Взглянув на лицо фабриканта, нельзя было поверить, чтобы мог он так успешно вести дела свои. Наружность Никанора ставила в тупик – так резко противоречила она его действиям. На всем свете не было, казалось, тупоумнее человека. Бесцветные навыкате глаза, как у разварной рыбы, смотрели мутно, как будто угасла в них способность осмысливать предметы; плоские, как щепки, волосы мертвенно висели по обеим сторонам пухлого, но крайне болезненного лица, окруженного редкими бакенами и такою же чахлой, жидкой бородкой; все черты выражали одну сонливость, вялость, неспособность. Все в нем было одно к одному; говорил он вяло, словно клещами хомут натягивал; ногами своими, обутыми в башмаки, передвигал медленно, словно против воли. Ходил он всегда, запахиваясь в длинный бумажный набивной халат такого же почти грязновато-больного цвета, как и лицо его. Словом, не было возможности поверить, чтобы такой человек был на что-нибудь годен. Дела его между тем шли блистательно; он ворочал такими деньгами, что ничего не значило ему усадить в своем приходе пятьдесят тысяч на постройку огромной кирпичной церкви с круглым зеленым куполом.
Это не мешало, однако ж, самому Никанору жить, как говорится, свинья-свиньей. Дом его, очень поместительный, с нижним этажом кирпичным, а верхом деревянным, был крыт железом и выкрашен зеленой краской, оставшейся от церковного купола.
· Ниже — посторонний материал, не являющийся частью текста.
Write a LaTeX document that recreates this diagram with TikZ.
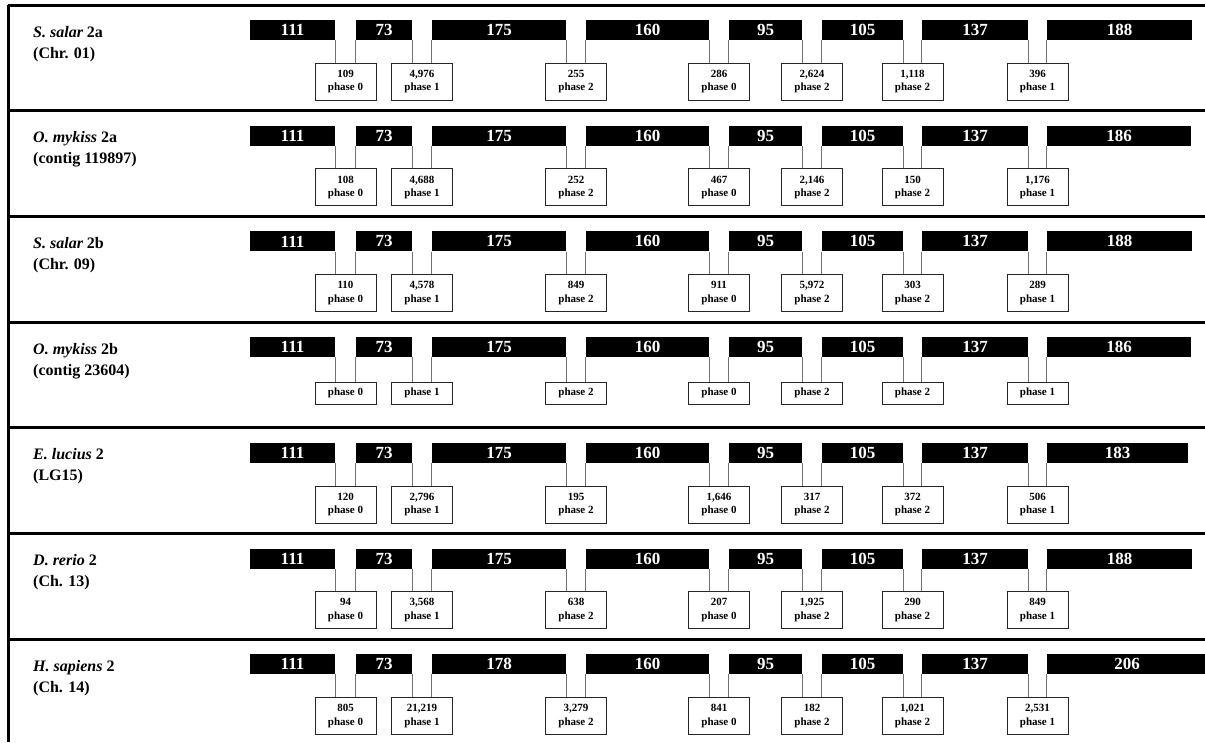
\documentclass[tikz,border=0pt]{standalone}
\usepackage{fontspec}
\setmainfont{Liberation Serif}
\usetikzlibrary{calc}
\newcommand{\generow}[8]{%
  \draw[sep] (8,#2) -- (1205,#2);
  \node[lbl] (lab#1a) at (33,#2+32) {#3};
  \node[lbl] (lab#1b) at (33,#2+53) {#4};
  \foreach \xs/\xe/\ex [count=\i] in {#5} {
    \pgfmathsetmacro\w{\xe-\xs}
    \node[exon, minimum width=\w pt] (e#1-\i) at ({(\xs+\xe)/2},#2+25) {\ex};
  }
  \foreach \t [count=\i] in {#6} {
    \pgfmathtruncatemacro\j{\i+1}
    \node[#7] (b#1-\i) at ($(e#1-\i.south east)!0.5!(e#1-\j.south west)+(0,#8)$) {\t};
    \draw[conn] (e#1-\i.south east) -- (e#1-\i.south east |- b#1-\i.north);
    \draw[conn] (e#1-\j.south west) -- (e#1-\j.south west |- b#1-\i.north);
  }
}
\begin{document}
\begin{tikzpicture}[x=1pt,y=-1pt,
  exon/.style={fill=black,draw=none,inner sep=0pt,minimum height=20pt,text=white,font=\fontsize{17}{17}\selectfont\bfseries},
  ibox/.style={draw=black!85,line width=0.9pt,fill=white,inner sep=0pt,minimum width=61pt,minimum height=37pt,align=center,font=\fontsize{11}{13.5}\selectfont\bfseries},
  pbox/.style={ibox,minimum height=22pt},
  conn/.style={draw=black!55,line width=0.9pt},
  sep/.style={line width=3pt,draw=black},
  lbl/.style={anchor=base west,inner sep=0pt,font=\fontsize{16}{20}\selectfont\bfseries}]
\useasboundingbox (0,0) rectangle (1205,742);
\fill[white] (0,0) rectangle (1205,742);
\draw[sep] (8,5) -- (8,742);

\generow{1}{5}{{\itshape S. salar} 2a}{(Chr. 01)}
 {250/335/111,356/412/73,432/566/175,586/709/160,729/802/95,822/903/105,922/1028/137,1047/1192/188}
 {{109\\phase 0},{4,976\\phase 1},{255\\phase 2},{286\\phase 0},{2,624\\phase 2},{1,118\\phase 2},{396\\phase 1}}
 {ibox}{41.5}

\generow{2}{110.7}{{\itshape O. mykiss} 2a}{(contig 119897)}
 {250/335/111,356/412/73,432/566/175,586/709/160,729/802/95,822/903/105,922/1028/137,1047/1191/186}
 {{108\\phase 0},{4,688\\phase 1},{252\\phase 2},{467\\phase 0},{2,146\\phase 2},{150\\phase 2},{1,176\\phase 1}}
 {ibox}{41.5}

\generow{3}{216.4}{{\itshape S. salar} 2b}{(Chr. 09)}
 {250/335/111,356/412/73,432/566/175,586/709/160,729/802/95,822/903/105,922/1028/137,1047/1192/188}
 {{110\\phase 0},{4,578\\phase 1},{849\\phase 2},{911\\phase 0},{5,972\\phase 2},{303\\phase 2},{289\\phase 1}}
 {ibox}{41.5}

\generow{4}{322.1}{{\itshape O. mykiss} 2b}{(contig 23604)}
 {250/335/111,356/412/73,432/566/175,586/709/160,729/802/95,822/903/105,922/1028/137,1047/1191/186}
 {{phase 0},{phase 1},{phase 2},{phase 0},{phase 2},{phase 2},{phase 1}}
 {pbox}{36}

\generow{5}{427.8}{{\itshape E. lucius} 2}{(LG15)}
 {250/335/111,356/412/73,432/566/175,586/709/160,729/802/95,822/903/105,922/1028/137,1047/1188/183}
 {{120\\phase 0},{2,796\\phase 1},{195\\phase 2},{1,646\\phase 0},{317\\phase 2},{372\\phase 2},{506\\phase 1}}
 {ibox}{41.5}

\generow{6}{533.5}{{\itshape D. rerio} 2}{(Ch. 13)}
 {250/335/111,356/412/73,432/566/175,586/709/160,729/802/95,822/903/105,922/1028/137,1047/1192/188}
 {{94\\phase 0},{3,568\\phase 1},{638\\phase 2},{207\\phase 0},{1,925\\phase 2},{290\\phase 2},{849\\phase 1}}
 {ibox}{41.5}

\generow{7}{639.2}{{\itshape H. sapiens} 2}{(Ch. 14)}
 {250/335/111,356/412/73,432/566/178,586/709/160,729/802/95,822/903/105,922/1028/137,1047/1207/206}
 {{805\\phase 0},{21,219\\phase 1},{3,279\\phase 2},{841\\phase 0},{182\\phase 2},{1,021\\phase 2},{2,531\\phase 1}}
 {ibox}{41.5}
\end{tikzpicture}
\end{document}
Внизу помещались подвалы для склада товара и контора. Верхний этаж из шести – семи комнат занимал Никанор с своим семейством.
Жил он собственно в одной только из этих комнат; остальные стояли пустыми; кое-где разве попадалась скамья или стояла кадушка с квашеной капустой, прижатой кирпичом. В комнате Никанора рамы не выставлялись со времени постройки дома; там с трудом можно было переводить дыхание; все смотрело до невероятности грязно – начиная с самой хозяйки и ее засусленных, золотушных детей и кончая зеленым, как словно прокислым, самоваром и стеклами окон, почти до темноты засиженными мухами.
У дверей, в высоком буром футляре, доходившем до потолка, чикали часы с циферблатом, размалеванным цветами; в углу стоял не прислоненный к стене диван, покрытый ободранной кожей: но боже было упаси сесть на него; особенною опасностью угрожали гвоздики и тесемка, обшивавшая кое-где кожу; под каждым гвоздем и складкой сидело, мирно приютясь, целое гнездо клопов. Все это, кроме, впрочем, дивана, который постоянно, годы целые, оставался на своем месте, чистилось и переставлялось раз в год – именно на страстной неделе перед светлым праздником; тогда целые ушаты воды разом проливались в этом втором этаже; хляск воды раздавался повсюду; вода, не находя себе выхода, скорее всего утекала в широкие щели кой-как сколоченного пола, удобряла земляную настилку и этим способом разводила мириады блох, которые несметными легионами появлялись уже к Святой.